Even if Twitter is another marginal site that might yet fade away, the concision revolution is important outside the Internet. The most recent state comptroller's report consisted of more than 2,300 pages. "This is one of the biggest reports since the establishment of the state," the comptroller boasted. Yet despite its important revelations, few people will plow through even the 329 pages of the summary.

Court rulings have also become bloated. The bottom line in a criminal trial for the most part consists of one word - guilty or innocent - yet the rulings sprawl over hundreds of pages. A proposal to restrict rulings in lower courts to 15 pages has dropped out of sight. A court ruling should not be the length of an SMS, but a reasonable limitation on length would enable a far larger public to read such verdicts.

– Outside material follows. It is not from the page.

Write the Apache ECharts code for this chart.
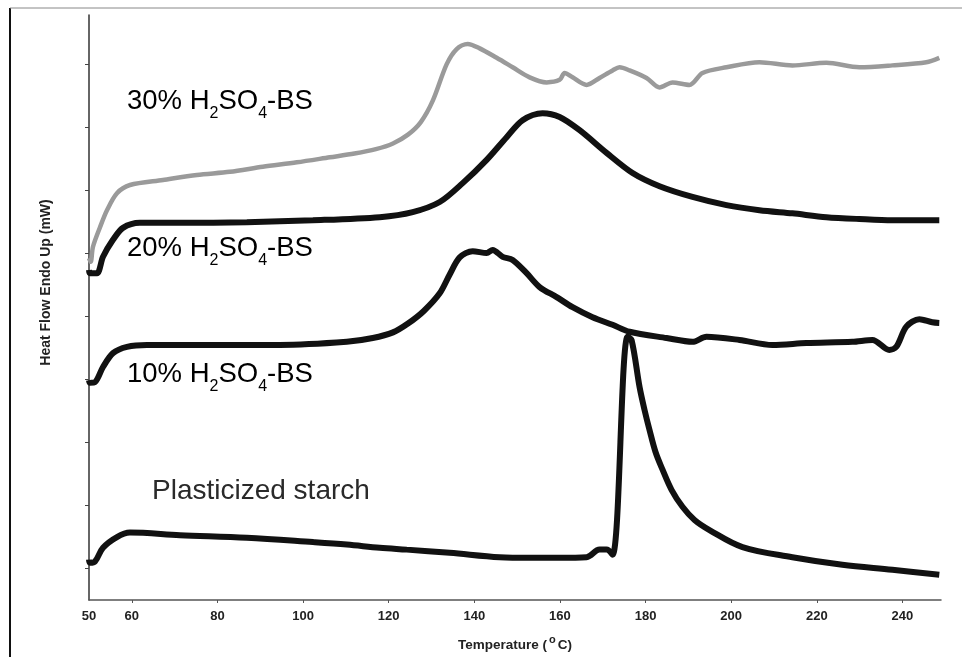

Academia, too, needs a similar policy. The universities already limit the length of papers in bachelor degree programs, but this should also be applied to advanced degrees.

The concision revolution should be expanded to culture and art as well. The unwritten ceiling on the length of a film - 90 minutes - is generally observed, but some directors make films that last for three hours. It is clear that artistic freedom must be preserved, but those who drag things out instead of cutting an unnecessary scene cause spectators to writhe uncomfortably in their seats, and sometimes to pass on seeing a movie because of its length.

Long books are also off-putting. It is true that Marcel Proust's "Remembrance of Things Past" had a million and a half words, while the Harry Potter books spread over 700 pages, but these are exceptions. Primo Levi's "If This Is a Man" won the praise of critics and audience alike despite (and perhaps because of) its 179 pages.

Some will argue that a concision revolution would lead to shallow discourse. However, limits would cause writers to aspire to be concise and to sharpen their message.

The age of television and the Internet demonstrates that the public finds it hard to absorb long messages. Reading long texts on the computer is inconvenient and causes eyestrain. The solution is the gradation of content for different audiences. Whoever is interested will read about the latest scientific development in 140 characters, in a 1,000-word article or in a 200-page book.

Twitter proves that it is possible to transmit even big ideas concisely. My editors even asked that this article be boiled down to 650 words. And the search for examples of this essential revolution need not be confined to the Internet: The most important scientific discovery of the modern era consisted of only five characters: E=mc2.